◆ Provided material:
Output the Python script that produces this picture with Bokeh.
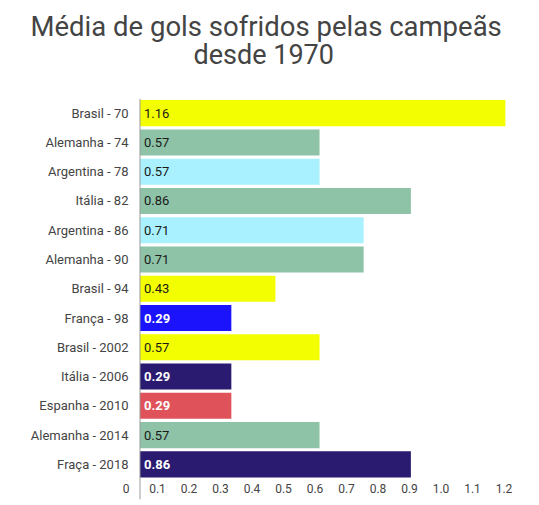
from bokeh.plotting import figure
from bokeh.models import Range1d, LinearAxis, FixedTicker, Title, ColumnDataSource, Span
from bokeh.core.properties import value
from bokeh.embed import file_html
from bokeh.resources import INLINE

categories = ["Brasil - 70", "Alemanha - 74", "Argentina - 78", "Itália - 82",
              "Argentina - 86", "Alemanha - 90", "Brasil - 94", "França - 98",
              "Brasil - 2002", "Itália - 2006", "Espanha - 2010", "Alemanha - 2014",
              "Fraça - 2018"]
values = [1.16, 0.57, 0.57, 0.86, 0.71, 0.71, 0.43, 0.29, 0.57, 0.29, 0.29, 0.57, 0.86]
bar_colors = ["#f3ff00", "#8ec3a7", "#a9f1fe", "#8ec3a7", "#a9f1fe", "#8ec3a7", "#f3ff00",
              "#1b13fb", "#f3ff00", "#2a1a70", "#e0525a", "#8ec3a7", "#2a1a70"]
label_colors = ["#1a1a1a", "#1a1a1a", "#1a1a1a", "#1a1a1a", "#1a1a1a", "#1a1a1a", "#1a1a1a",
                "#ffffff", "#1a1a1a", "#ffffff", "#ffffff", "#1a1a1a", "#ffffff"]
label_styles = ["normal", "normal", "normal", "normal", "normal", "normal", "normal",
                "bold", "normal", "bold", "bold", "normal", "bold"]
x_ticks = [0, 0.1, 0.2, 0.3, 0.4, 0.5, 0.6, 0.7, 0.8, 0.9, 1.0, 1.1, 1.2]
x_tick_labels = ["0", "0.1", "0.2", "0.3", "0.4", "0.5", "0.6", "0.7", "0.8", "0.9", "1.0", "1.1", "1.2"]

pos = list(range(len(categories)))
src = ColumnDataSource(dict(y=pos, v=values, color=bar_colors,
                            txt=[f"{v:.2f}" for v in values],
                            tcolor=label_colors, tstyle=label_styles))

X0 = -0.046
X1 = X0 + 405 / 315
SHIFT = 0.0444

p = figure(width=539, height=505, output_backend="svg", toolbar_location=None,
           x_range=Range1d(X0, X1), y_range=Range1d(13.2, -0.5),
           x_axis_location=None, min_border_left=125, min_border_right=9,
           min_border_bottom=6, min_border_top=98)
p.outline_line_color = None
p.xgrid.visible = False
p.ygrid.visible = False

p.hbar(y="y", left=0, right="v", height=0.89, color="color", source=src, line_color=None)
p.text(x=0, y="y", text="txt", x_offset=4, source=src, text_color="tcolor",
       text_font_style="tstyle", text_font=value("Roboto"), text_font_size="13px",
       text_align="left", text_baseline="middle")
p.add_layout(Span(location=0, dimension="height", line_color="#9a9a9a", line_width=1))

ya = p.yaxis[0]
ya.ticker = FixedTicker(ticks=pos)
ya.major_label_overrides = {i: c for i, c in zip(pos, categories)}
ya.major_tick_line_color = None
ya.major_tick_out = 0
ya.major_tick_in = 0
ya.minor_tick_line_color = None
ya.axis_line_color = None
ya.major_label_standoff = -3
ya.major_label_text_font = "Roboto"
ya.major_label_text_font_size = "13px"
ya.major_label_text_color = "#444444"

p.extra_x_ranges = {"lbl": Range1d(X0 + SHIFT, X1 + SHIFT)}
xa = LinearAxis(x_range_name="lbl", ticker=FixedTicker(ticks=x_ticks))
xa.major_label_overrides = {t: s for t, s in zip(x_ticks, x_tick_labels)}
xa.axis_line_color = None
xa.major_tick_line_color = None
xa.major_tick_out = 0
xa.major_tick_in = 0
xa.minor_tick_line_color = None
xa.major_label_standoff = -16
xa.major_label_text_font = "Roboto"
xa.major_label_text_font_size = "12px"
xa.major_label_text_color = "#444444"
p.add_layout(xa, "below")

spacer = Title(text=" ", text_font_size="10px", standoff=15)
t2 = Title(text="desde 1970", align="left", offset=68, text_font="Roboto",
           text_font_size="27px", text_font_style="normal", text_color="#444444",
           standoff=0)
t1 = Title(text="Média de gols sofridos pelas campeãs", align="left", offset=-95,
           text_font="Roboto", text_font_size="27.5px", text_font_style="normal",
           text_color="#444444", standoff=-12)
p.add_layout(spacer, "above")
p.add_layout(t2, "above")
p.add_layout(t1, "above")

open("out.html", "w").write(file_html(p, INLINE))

◆ Task prompt: Restate the entire listing word for word, excluding pictures.

◆ Response to the task:
Output the Python script that produces this picture with Bokeh.
from bokeh.plotting import figure
from bokeh.models import Range1d, LinearAxis, FixedTicker, Title, ColumnDataSource, Span
from bokeh.core.properties import value
from bokeh.embed import file_html
from bokeh.resources import INLINE

categories = ["Brasil - 70", "Alemanha - 74", "Argentina - 78", "Itália - 82",
              "Argentina - 86", "Alemanha - 90", "Brasil - 94", "França - 98",
              "Brasil - 2002", "Itália - 2006", "Espanha - 2010", "Alemanha - 2014",
              "Fraça - 2018"]
values = [1.16, 0.57, 0.57, 0.86, 0.71, 0.71, 0.43, 0.29, 0.57, 0.29, 0.29, 0.57, 0.86]
bar_colors = ["#f3ff00", "#8ec3a7", "#a9f1fe", "#8ec3a7", "#a9f1fe", "#8ec3a7", "#f3ff00",
              "#1b13fb", "#f3ff00", "#2a1a70", "#e0525a", "#8ec3a7", "#2a1a70"]
label_colors = ["#1a1a1a", "#1a1a1a", "#1a1a1a", "#1a1a1a", "#1a1a1a", "#1a1a1a", "#1a1a1a",
                "#ffffff", "#1a1a1a", "#ffffff", "#ffffff", "#1a1a1a", "#ffffff"]
label_styles = ["normal", "normal", "normal", "normal", "normal", "normal", "normal",
                "bold", "normal", "bold", "bold", "normal", "bold"]
x_ticks = [0, 0.1, 0.2, 0.3, 0.4, 0.5, 0.6, 0.7, 0.8, 0.9, 1.0, 1.1, 1.2]
x_tick_labels = ["0", "0.1", "0.2", "0.3", "0.4", "0.5", "0.6", "0.7", "0.8", "0.9", "1.0", "1.1", "1.2"]

pos = list(range(len(categories)))
src = ColumnDataSource(dict(y=pos, v=values, color=bar_colors,
                            txt=[f"{v:.2f}" for v in values],
                            tcolor=label_colors, tstyle=label_styles))

X0 = -0.046
X1 = X0 + 405 / 315
SHIFT = 0.0444

p = figure(width=539, height=505, output_backend="svg", toolbar_location=None,
           x_range=Range1d(X0, X1), y_range=Range1d(13.2, -0.5),
           x_axis_location=None, min_border_left=125, min_border_right=9,
           min_border_bottom=6, min_border_top=98)
p.outline_line_color = None
p.xgrid.visible = False
p.ygrid.visible = False

p.hbar(y="y", left=0, right="v", height=0.89, color="color", source=src, line_color=None)
p.text(x=0, y="y", text="txt", x_offset=4, source=src, text_color="tcolor",
       text_font_style="tstyle", text_font=value("Roboto"), text_font_size="13px",
       text_align="left", text_baseline="middle")
p.add_layout(Span(location=0, dimension="height", line_color="#9a9a9a", line_width=1))

ya = p.yaxis[0]
ya.ticker = FixedTicker(ticks=pos)
ya.major_label_overrides = {i: c for i, c in zip(pos, categories)}
ya.major_tick_line_color = None
ya.major_tick_out = 0
ya.major_tick_in = 0
ya.minor_tick_line_color = None
ya.axis_line_color = None
ya.major_label_standoff = -3
ya.major_label_text_font = "Roboto"
ya.major_label_text_font_size = "13px"
ya.major_label_text_color = "#444444"

p.extra_x_ranges = {"lbl": Range1d(X0 + SHIFT, X1 + SHIFT)}
xa = LinearAxis(x_range_name="lbl", ticker=FixedTicker(ticks=x_ticks))
xa.major_label_overrides = {t: s for t, s in zip(x_ticks, x_tick_labels)}
xa.axis_line_color = None
xa.major_tick_line_color = None
xa.major_tick_out = 0
xa.major_tick_in = 0
xa.minor_tick_line_color = None
xa.major_label_standoff = -16
xa.major_label_text_font = "Roboto"
xa.major_label_text_font_size = "12px"
xa.major_label_text_color = "#444444"
p.add_layout(xa, "below")

spacer = Title(text=" ", text_font_size="10px", standoff=15)
t2 = Title(text="desde 1970", align="left", offset=68, text_font="Roboto",
           text_font_size="27px", text_font_style="normal", text_color="#444444",
           standoff=0)
t1 = Title(text="Média de gols sofridos pelas campeãs", align="left", offset=-95,
           text_font="Roboto", text_font_size="27.5px", text_font_style="normal",
           text_color="#444444", standoff=-12)
p.add_layout(spacer, "above")
p.add_layout(t2, "above")
p.add_layout(t1, "above")

open("out.html", "w").write(file_html(p, INLINE))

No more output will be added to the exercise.